Можно ли брать грех на душу ради благополучия своего единственного ребенка?
История одной непростой исповеди
«Все счастливые семьи похожи друг на друга, каждая несчастливая семья несчастлива по-своему» — эту цитату часто вспоминают и даже дискутируют: счастливые или все-таки несчастливые семьи похожи друг на друга? Я не смогла бы принять в этом споре участие, так как мне кажется, что похожи и те, и другие. Дети не слушаются, но все равно они счастье и их любят, а потом они обманывают (или оправдывают) ожидания родителей, но это уже не имеет особого значения, так как меняются сами родители и окружающий мир, молодые люди женятся по любви или расчету, а после любовь куда-то девается, или возникает новая, иногда прямо из того расчета. Смысл жизни теряется и снова находится как будто только для того, чтобы потеряться опять.
Но иногда на моем профессиональном горизонте возникают истории, которые трудно забыть, и так же трудно дать им оценку, уложить на какую-то внутреннюю полочку. Прежде, когда я была моложе, я все-таки пыталась оценивать и классифицировать их, потом — перестала и пробовать. Сегодня — одна из таких историй.

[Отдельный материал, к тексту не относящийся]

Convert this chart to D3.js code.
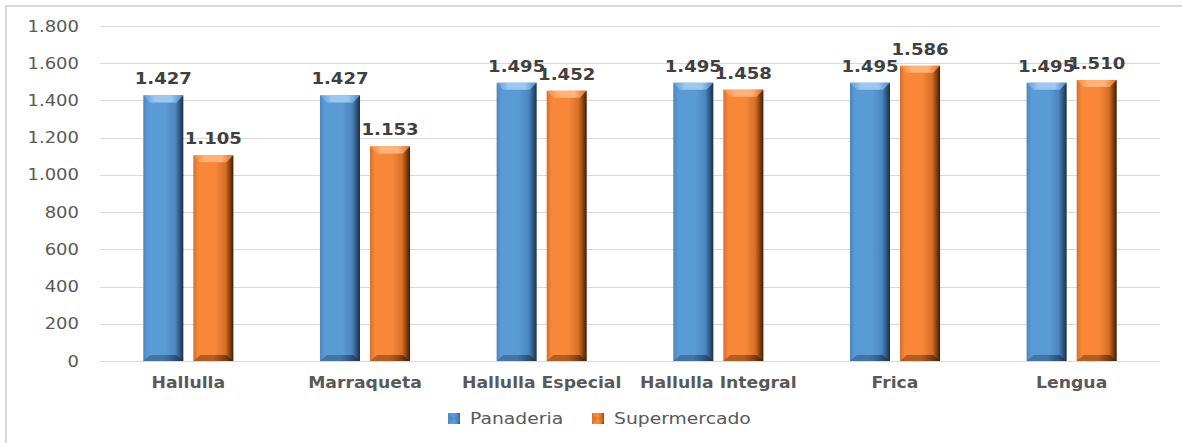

Пожилой мужчина, весьма пожилой. Сидит на банкетке у кабинета, сложив на коленях руки, явно привыкшие к тяжелой физической работе. Голубовато-седые волосы, почти не поредевшие с годами, аккуратно зачесаны назад со лба, белая рубашка застегнута до последней пуговицы, стягивающей морщинистую шею. Некоторое время жду, может быть, подойдет оставшаяся часть семьи, потом спрашиваю:
— Вы ко мне?
Мужчина нервно приглаживает и без того идеально лежащие волосы и констатирует:
— К вам.
«Интересно, на кого же он, вот такой, будет жаловаться? — думаю я. — На внуков? На детей? На невестку?»
— Тогда проходите.
Представляется: Павел Иванович. Сразу после говорит, делая при этом странное движение — как будто хочет поклониться, сидя в кресле:
— Простите меня, Екатерина Вадимовна.
— Да вроде не за что еще, — усмехаюсь я. Усмешка выходит кривоватой: откуда-то я уже знаю, что этот пожилой человек пришел ко мне с чем-то очень и очень серьезным.
— А я заранее хочу, — деловито сообщает Павел Иванович и чуть-чуть улыбается в ответ одной стороной узкого рта. — Потом еще извинюсь, что ж, конечно.

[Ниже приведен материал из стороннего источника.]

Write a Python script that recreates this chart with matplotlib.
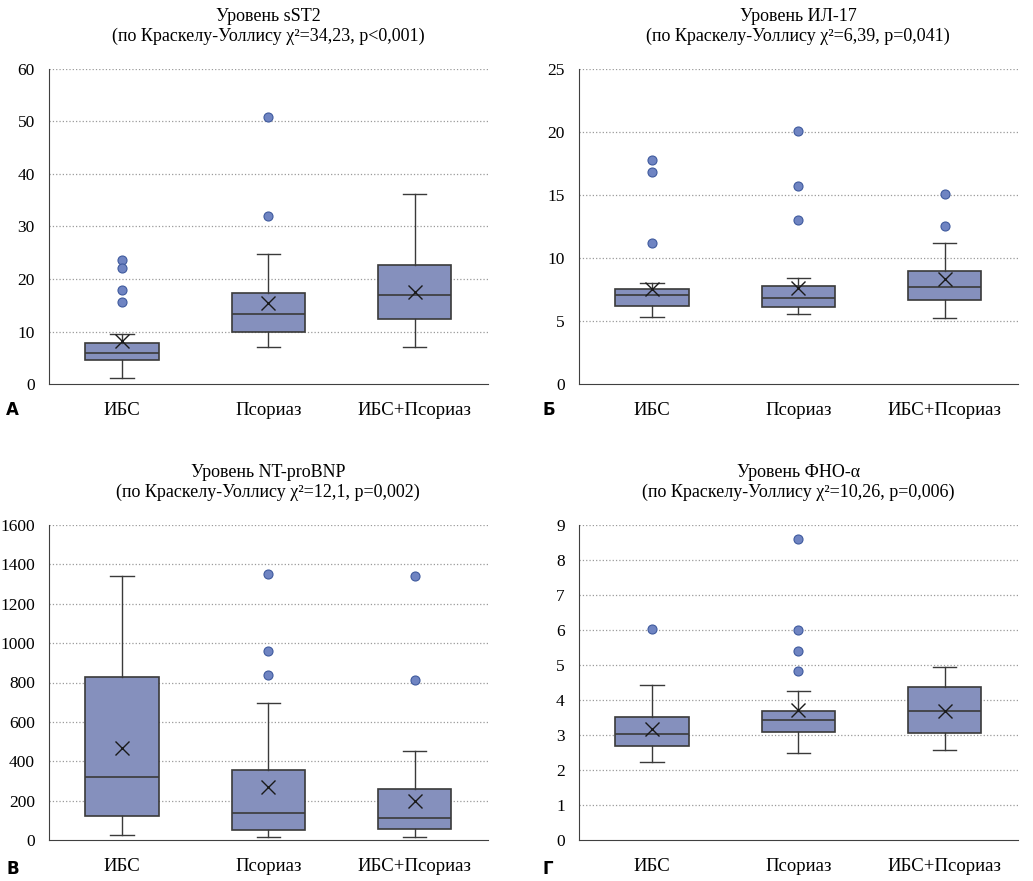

Мне почему-то делается не по себе, хотя мужчина совершенно не выглядит ни агрессивным, ни хоть в какой-то степени неадекватным.
— Рассказывайте.
Дальше — рассказ Павла Ивановича. Разумеется, в моем пересказе. Он его готовил. Я думаю, очень-очень долго, может быть, месяцами. Может быть, даже тренировался в одиночестве, перед зеркалом. Не привык он в своей долгой жизни рассказывать что бы то ни было. Иногда он сбивался и замолкал. Я терпеливо ждала, пока он соберется с мыслями. Иногда начинал бормотать себе под нос, и я его совсем не понимала, просила повторить еще и еще раз. В острые моменты он не мог закончить фразу, и мне приходилось предлагать варианты, а он подтверждал мои слова кивком головы или отрицал ее же мотанием из стороны в сторону. Но в конце концов он рассказал все, что хотел.

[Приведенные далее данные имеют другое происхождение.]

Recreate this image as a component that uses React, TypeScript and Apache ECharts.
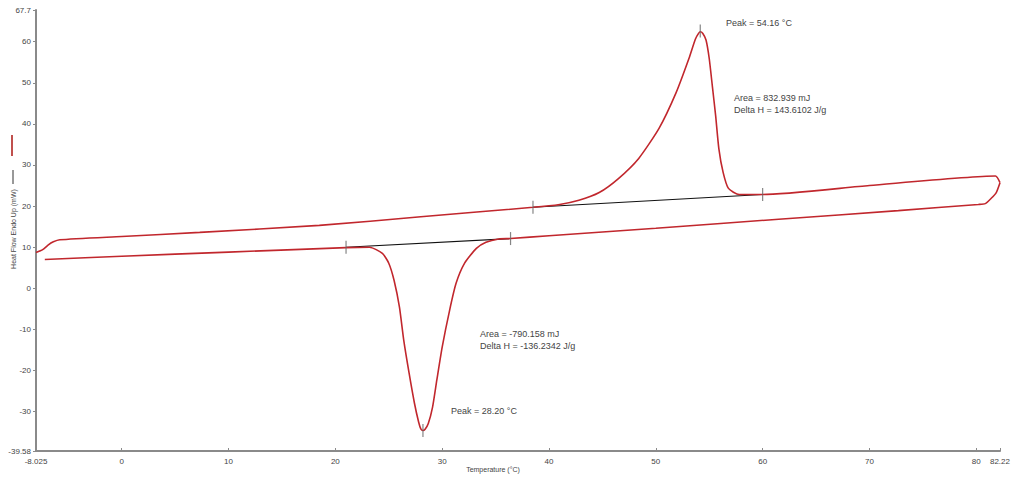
import React, { useEffect, useRef } from "react";
import * as echarts from "echarts";

// Heating run (upper curve, endothermic peak)
const heatX = [-8.025, -7.4, -6.9, -6.4, -5.8, 0, 7.3, 18.5, 28, 38.5, 41, 42.8, 44.7, 46.5, 48.4, 50.3, 51.9, 53.1, 53.7, 54.0, 54.16, 54.4, 54.7, 55.0, 55.3, 55.6, 55.9, 56.3, 56.8, 57.8, 60, 70, 81.8, 82.22];
const heatY = [8.7, 9.4, 10.5, 11.3, 11.8, 12.6, 13.6, 15.3, 17.4, 19.7, 20.4, 21.4, 23.3, 26.7, 31.6, 38.9, 47.6, 55.9, 60.6, 62.0, 62.4, 62.0, 60.4, 55.9, 49.0, 42.0, 34.0, 28.2, 24.3, 22.8, 22.8, 25.0, 27.3, 25.7];

// Cooling run (lower curve, exothermic peak)
const coolX = [82.22, 81.87, 81.4, 80.84, 80.19, 72.7, 61.5, 50, 40, 36.4, 35.3, 34.1, 33.2, 32.1, 31.3, 30.7, 30.0, 29.5, 29.1, 28.7, 28.4, 28.2, 28.0, 27.8, 27.4, 26.9, 26.4, 26.0, 25.5, 25.0, 24.4, 23.2, 21, 10, 0, -7.2];
const coolY = [25.7, 23.3, 21.9, 20.6, 20.4, 18.9, 16.8, 14.6, 12.8, 12.1, 12.0, 11.2, 9.7, 6.1, 1.2, -5.3, -14.3, -22.3, -28.9, -32.9, -34.3, -34.6, -34.2, -32.6, -27.9, -20.6, -12.6, -4.6, 1.9, 6.1, 8.5, 10.0, 9.9, 8.8, 7.8, 7.0];

// Integration baselines
const heatBaseX = [38.5, 60];
const heatBaseY = [19.7, 22.8];
const coolBaseX = [21, 36.4];
const coolBaseY = [10.0, 12.1];

// Marker ticks (baseline limits and peaks)
const markX = [38.5, 60, 21, 36.4, 54.16, 28.2];
const markY = [19.7, 22.8, 10.0, 12.1, 62.6, -34.6];

const xTicks = [-8.025, 0, 10, 20, 30, 40, 50, 60, 70, 80, 82.22];
const yTicks = [-39.58, -30, -20, -10, 0, 10, 20, 30, 40, 50, 60, 67.7];

const peakHeatText = "Peak = 54.16 °C";
const areaHeatText = ["Area = 832.939 mJ", "Delta H = 143.6102 J/g"];
const areaCoolText = ["Area = -790.158 mJ", "Delta H = -136.2342 J/g"];
const peakCoolText = "Peak = 28.20 °C";

const zip = (xs: number[], ys: number[]) => xs.map((x, i) => [x, ys[i]]);

const FONT = "Liberation Sans, Arial, sans-serif";
const RED = "#c1272d";
const AXIS = "#8a8a8a";
const TXT = "#444";

export default function App() {
  const ref = useRef<HTMLDivElement>(null);
  useEffect(() => {
    if (!ref.current) return;
    const chart = echarts.init(ref.current, null, { renderer: "svg" });
    const textEl = (x: number, y: number, text: string, size = 9, extra: any = {}) => ({
      type: "text",
      x,
      y,
      style: { text, fill: TXT, font: `${size}px ${FONT}`, textVerticalAlign: "middle", ...extra },
    });
    chart.setOption({
      animation: false,
      backgroundColor: "#fff",
      grid: { left: 36, right: 10, top: 10, bottom: 28, containLabel: false },
      xAxis: {
        type: "value",
        min: -8.025,
        max: 82.22,
        axisLine: { show: true, onZero: false, lineStyle: { color: AXIS, width: 2 } },
        axisTick: { show: true, inside: true, length: 3, customValues: xTicks, lineStyle: { color: AXIS } },
        axisLabel: { customValues: xTicks, color: TXT, fontSize: 8, fontFamily: FONT, margin: 6, formatter: (v: number) => String(v) },
        splitLine: { show: false },
      },
      yAxis: {
        type: "value",
        min: -39.58,
        max: 67.7,
        axisLine: { show: true, onZero: false, lineStyle: { color: AXIS, width: 2 } },
        axisTick: { show: true, length: 3, customValues: yTicks, lineStyle: { color: AXIS } },
        axisLabel: { customValues: yTicks, color: TXT, fontSize: 8, fontFamily: FONT, margin: 5, formatter: (v: number) => String(v) },
        splitLine: { show: false },
      },
      series: [
        {
          type: "line",
          data: zip(heatX, heatY),
          showSymbol: false,
          smooth: 0.2,
          lineStyle: { color: RED, width: 1.6 },
          z: 3,
        },
        {
          type: "line",
          data: zip(coolX, coolY),
          showSymbol: false,
          smooth: 0.2,
          lineStyle: { color: RED, width: 1.6 },
          z: 3,
        },
        {
          type: "line",
          data: zip(heatBaseX, heatBaseY),
          showSymbol: false,
          lineStyle: { color: "#111", width: 1.1 },
          z: 2,
        },
        {
          type: "line",
          data: zip(coolBaseX, coolBaseY),
          showSymbol: false,
          lineStyle: { color: "#111", width: 1.1 },
          z: 2,
        },
        {
          type: "scatter",
          data: zip(markX, markY),
          symbol: "rect",
          symbolSize: [1.2, 13],
          itemStyle: { color: "#666" },
          z: 4,
        },
      ],
      graphic: [
        { type: "line", shape: { x1: 12, y1: 135, x2: 12, y2: 156 }, style: { stroke: "#c0504d", lineWidth: 2 } },
        { type: "line", shape: { x1: 13, y1: 170, x2: 13, y2: 184 }, style: { stroke: "#333", lineWidth: 1 } },
        {
          type: "text",
          x: 13,
          y: 229,
          rotation: Math.PI / 2,
          style: { text: "Heat Flow Endo Up (mW)", fill: TXT, font: `7px ${FONT}`, textAlign: "center", textVerticalAlign: "middle" },
        },
        textEl(493, 469, "Temperature (°C)", 7, { textAlign: "center" }),
        textEl(726, 23, peakHeatText),
        textEl(734, 98, areaHeatText[0]),
        textEl(734, 110, areaHeatText[1]),
        textEl(480, 334, areaCoolText[0]),
        textEl(480, 346, areaCoolText[1]),
        textEl(451, 411, peakCoolText),
      ],
    });
    return () => chart.dispose();
  }, []);
  return <div ref={ref} style={{ position: "absolute", left: 0, top: 0, width: 1013, height: 479 }} />;
}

Со своей будущей женой Павел Иванович познакомился на комсомольской свадьбе у друзей, в общежитии завода «Электросила». Сам Паша работал на «Электросиле» после окончания училища вместе с женихом, а Маша с невестой учились в одном техникуме. Маша была ленинградка, Паша — приезжий, правда не издалека, а считай что из пригорода — города Любань.
Маша и Паша сразу понравились друг другу, но телефон он сразу попросить у девушки постеснялся и потом довольно долго решался и добывал номер окольным путем. Когда все-таки позвонил, Маша сделала вид, что не понимает, кто это и зачем. Потом, уже после свадьбы, призналась, что все помнила, но была обижена долгим молчанием.
Ухаживание длилось почти полтора года. Ходили в кино, в кафе-мороженое, гуляли по набережным за ручку, катались в парках на лодке. Расставаясь, целовались.